NICOLA Sturgeon has denied she and her husband Peter Murrell would wield an unhealthy amount of power over the SNP if she is confirmed as the party's next leader this week.
Sturgeon, who is expected to be named as Alex Salmond's successor unopposed on Wednesday, said she was comfortable with being leader while Murrell is the party's chief executive.
However, some SNP members are uneasy at the prospect, fearing it will put an unprecedented amount of power in the hands of one couple.
Some also worry that, with Sturgeon's mother Joan as the Provost of North Ayrshire Council, it makes the SNP look like a Labour-style "family business" rather than a modernising force.
One senior SNP source said: "Some of us don't really want an alternative Royal Family. We want a new Scotland based on meritocracy."
Another senior party insider said: "It's not ideal, especially looked at from outside. The perception is that it's a bit incestuous, that too much power is in the one household."
Talking to the Sunday Herald, Sturgeon stressed that most of the administrative oversight of the SNP is conducted by business convener Derek Mackay, rather than her husband.
Asked about fears she and Murrell would be an overbearing power couple if she became leader, Sturgeon said: "I've been deputy leader for years while Peter's been chief executive for 10 years. That's not been an issue that's given rise to any concern internally.
"In the constitution of the SNP, the oversight of the administrative side of the party lies with the business convener, not with the leader. So I'm comfortable there are no issues that arise."
According to the SNP constitution, Mackay chairs the main decision-making bodies and runs "operational matters including membership, campaign co-ordination and internal affairs".
However, the constitution also says the leader appoints the business convener each year, putting Mackay's fate in Sturgeon's hands.
The SNP's annual report says Murrell is "responsible for the day-to-day running of SNP activities and projects". However, the party declined to provide his full job description.
Asked if party members could still complain about her if her husband was chief executive, Sturgeon said: "Absolutely. The business convener deals with the internal democracy and the whole oversight of administration. So that gives a route.
"It wouldn't be the chief executive who would deal with a complaint about the leader if I was the leader, it would be the business convener."
Looking back at the referendum, Sturgeon also defended the SNP policy on a currency union, saying it was right to advocate sharing the pound - a policy the Unionist parties blocked - rather than advance a new Scottish currency, as many in the Yes campaign had wanted.

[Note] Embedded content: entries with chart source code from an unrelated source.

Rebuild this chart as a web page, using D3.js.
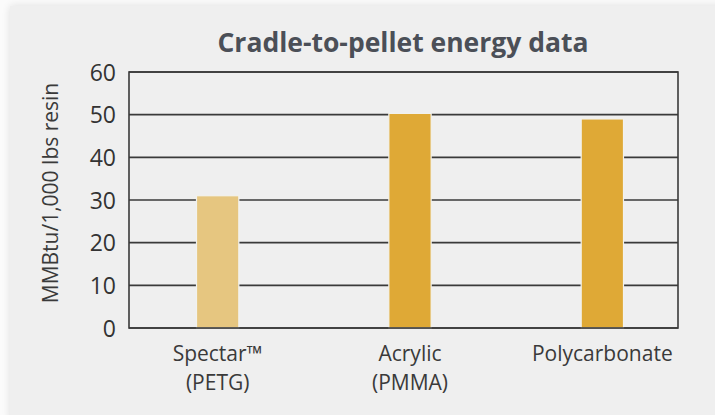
<!DOCTYPE html>
<html>
<head>
<meta charset="utf-8">
<script src="https://cdn.jsdelivr.net/npm/d3@7"></script>
<style>
  html, body { margin: 0; padding: 0; background: #ffffff; }
  svg { display: block; }
</style>
</head>
<body>
<svg id="chart" width="715" height="415"></svg>
<script>
const categories = ["Spectar™\n(PETG)", "Acrylic\n(PMMA)", "Polycarbonate"];
const values = [31, 50.3, 49];
const barColors = ["#e6c680", "#dfa936", "#dfa936"];
const yTicks = [0, 10, 20, 30, 40, 50, 60];
const titleText = "Cradle-to-pellet energy data";
const yLabel = "MMBtu/1,000 lbs resin";

(function () {
const W = 715, H = 415;
const svg = d3.select("#chart");
const FONT = "'Open Sans', sans-serif";

// panel with soft shadow
const defs = svg.append("defs");
const f = defs.append("filter").attr("id", "sh").attr("x", "-10%").attr("y", "-10%").attr("width", "120%").attr("height", "120%");
f.append("feGaussianBlur").attr("in", "SourceAlpha").attr("stdDeviation", 4);
f.append("feComponentTransfer").append("feFuncA").attr("type", "linear").attr("slope", 0.12);
const m = f.append("feMerge");
m.append("feMergeNode");
m.append("feMergeNode").attr("in", "SourceGraphic");

svg.append("rect").attr("width", W).attr("height", H).attr("fill", "#fbfbfb");
svg.append("rect").attr("x", 10).attr("y", 6).attr("width", W).attr("height", H)
  .attr("fill", "#efefef").attr("filter", "url(#sh)");

const pl = 129, pr = 678, pt = 72, pb = 328;

const y = d3.scaleLinear().domain([0, 60]).range([pb, pt]);
const x = d3.scaleBand().domain(categories).range([121.5, 698.5])
  .paddingInner(0.78).paddingOuter(0.39);

// gridlines
svg.append("g").selectAll("line").data(yTicks).join("line")
  .attr("x1", pl).attr("x2", pr)
  .attr("y1", d => y(d)).attr("y2", d => y(d))
  .attr("stroke", "#3a3a3a").attr("stroke-width", 1.6);

// bars
svg.append("g").selectAll("rect").data(values).join("rect")
  .attr("x", (d, i) => x(categories[i]))
  .attr("width", x.bandwidth())
  .attr("y", d => y(d))
  .attr("height", d => y(0) - y(d))
  .attr("fill", (d, i) => barColors[i])
  .attr("stroke", "#f2f2ee").attr("stroke-width", 1.2);

// frame
svg.append("rect").attr("x", pl).attr("y", pt)
  .attr("width", pr - pl).attr("height", pb - pt)
  .attr("fill", "none").attr("stroke", "#3a3a3a").attr("stroke-width", 1.6);

// y axis tick labels
const yAxis = d3.axisLeft(y).tickValues(yTicks).tickSize(0).tickPadding(13);
const ga = svg.append("g").attr("transform", `translate(${pl},0)`).call(yAxis);
ga.select(".domain").remove();
ga.selectAll("text").attr("font-family", FONT).attr("font-size", 23)
  .attr("fill", "#333").attr("dy", "0.36em");

// x category labels
const xl = svg.append("g").selectAll("text").data(categories).join("text")
  .attr("x", d => x(d) + x.bandwidth() / 2)
  .attr("y", 361)
  .attr("text-anchor", "middle")
  .attr("font-family", FONT).attr("font-size", 21).attr("fill", "#3a3a3a");
xl.each(function (d) {
  const lines = d.split("\n");
  d3.select(this).selectAll("tspan").data(lines).join("tspan")
    .attr("x", x(d) + x.bandwidth() / 2)
    .attr("dy", (l, i) => i === 0 ? 0 : 29)
    .text(l => l);
});

// y label
svg.append("text")
  .attr("transform", `translate(58,193) rotate(-90)`)
  .attr("text-anchor", "middle")
  .attr("font-family", FONT).attr("font-size", 21).attr("fill", "#3a3a3a")
  .text(yLabel);

// title
svg.append("text")
  .attr("x", 403).attr("y", 52)
  .attr("text-anchor", "middle")
  .attr("font-family", FONT).attr("font-weight", 700).attr("font-size", 26.5)
  .attr("fill", "#4b4f57")
  .text(titleText);
})();
</script>
</body>
</html>
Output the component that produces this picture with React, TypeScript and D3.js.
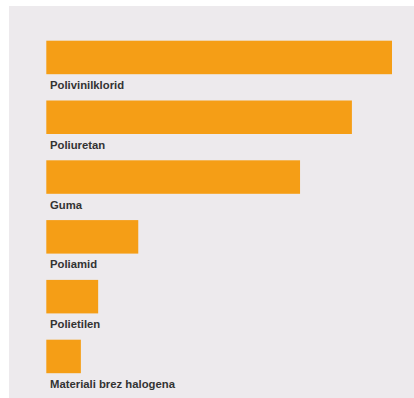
import React from "react";
import * as d3 from "d3";

const categories = [
  "Polivinilklorid",
  "Poliuretan",
  "Guma",
  "Poliamid",
  "Polietilen",
  "Materiali brez halogena",
];
const values = [100, 88.4, 73.4, 26.6, 15, 10];

const W = 414;
const H = 398;

export default function App() {
  const x = d3.scaleLinear().domain([0, 100]).range([46.3, 392]);
  const y = d3
    .scaleBand<string>()
    .domain(categories)
    .range([40.7, 40.7 + 5 * 59.8 + 33.5])
    .paddingInner((59.8 - 33.5) / 59.8)
    .paddingOuter(0);
  const bw = y.bandwidth();
  return (
    <svg
      width={W}
      height={H}
      style={{ position: "absolute", left: 0, top: 0 }}
    >
      <rect x={0} y={0} width={W} height={H} fill="#ffffff" />
      <rect x={9} y={6} width={W - 9} height={H - 6} fill="#edeaed" />
      {categories.map((c, i) => {
        const y0 = y(c) as number;
        return (
          <g key={c}>
            <rect
              x={x(0)}
              y={y0}
              width={x(values[i]) - x(0)}
              height={bw}
              fill="#f59e16"
            />
            <text
              x={50}
              y={y0 + bw + 14.8}
              fontFamily="Liberation Sans, Arial, sans-serif"
              fontWeight="bold"
              fontSize={11.3}
              fill="#333333"
            >
              {c}
            </text>
          </g>
        );
      })}
    </svg>
  );
}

She said: "I think we were in the right position on currency because other positions would have been just as difficult.
"Others take a different view on that. I don't think [a different currency proposal] would have made a fundamental difference.
"By the time we got to the last couple of weeks of the campaign ... currency was not what was stopping people voting Yes in my opinion, there was a multitude of different factors at play. The two things in the latter period were general understandable human anxieties about the unknown and being told we can get something [The Vow] that takes us a long way without all that. Probably that was the most significant factor to those who wanted to vote Yes but didn't."
Sturgeon, 44, and Murrell, 51, were married in Glasgow in 2010 after a seven-year courtship.
Opponents have sought to exploit their relationship to score points in the past. In September 2012, Scottish Labour leader Johann Lamont used First Minister's Questions to ask whether it was right for Sturgeon to get free prescriptions when she lived "in a household with an income of over £200,000 a year".
At the time, Sturgeon earned just over £100,000 as an MSP and minister and Murrell's salary in 2011 was £109,000. It fell to £77,000 in 2012 and was omitted from the SNP accounts in 2013.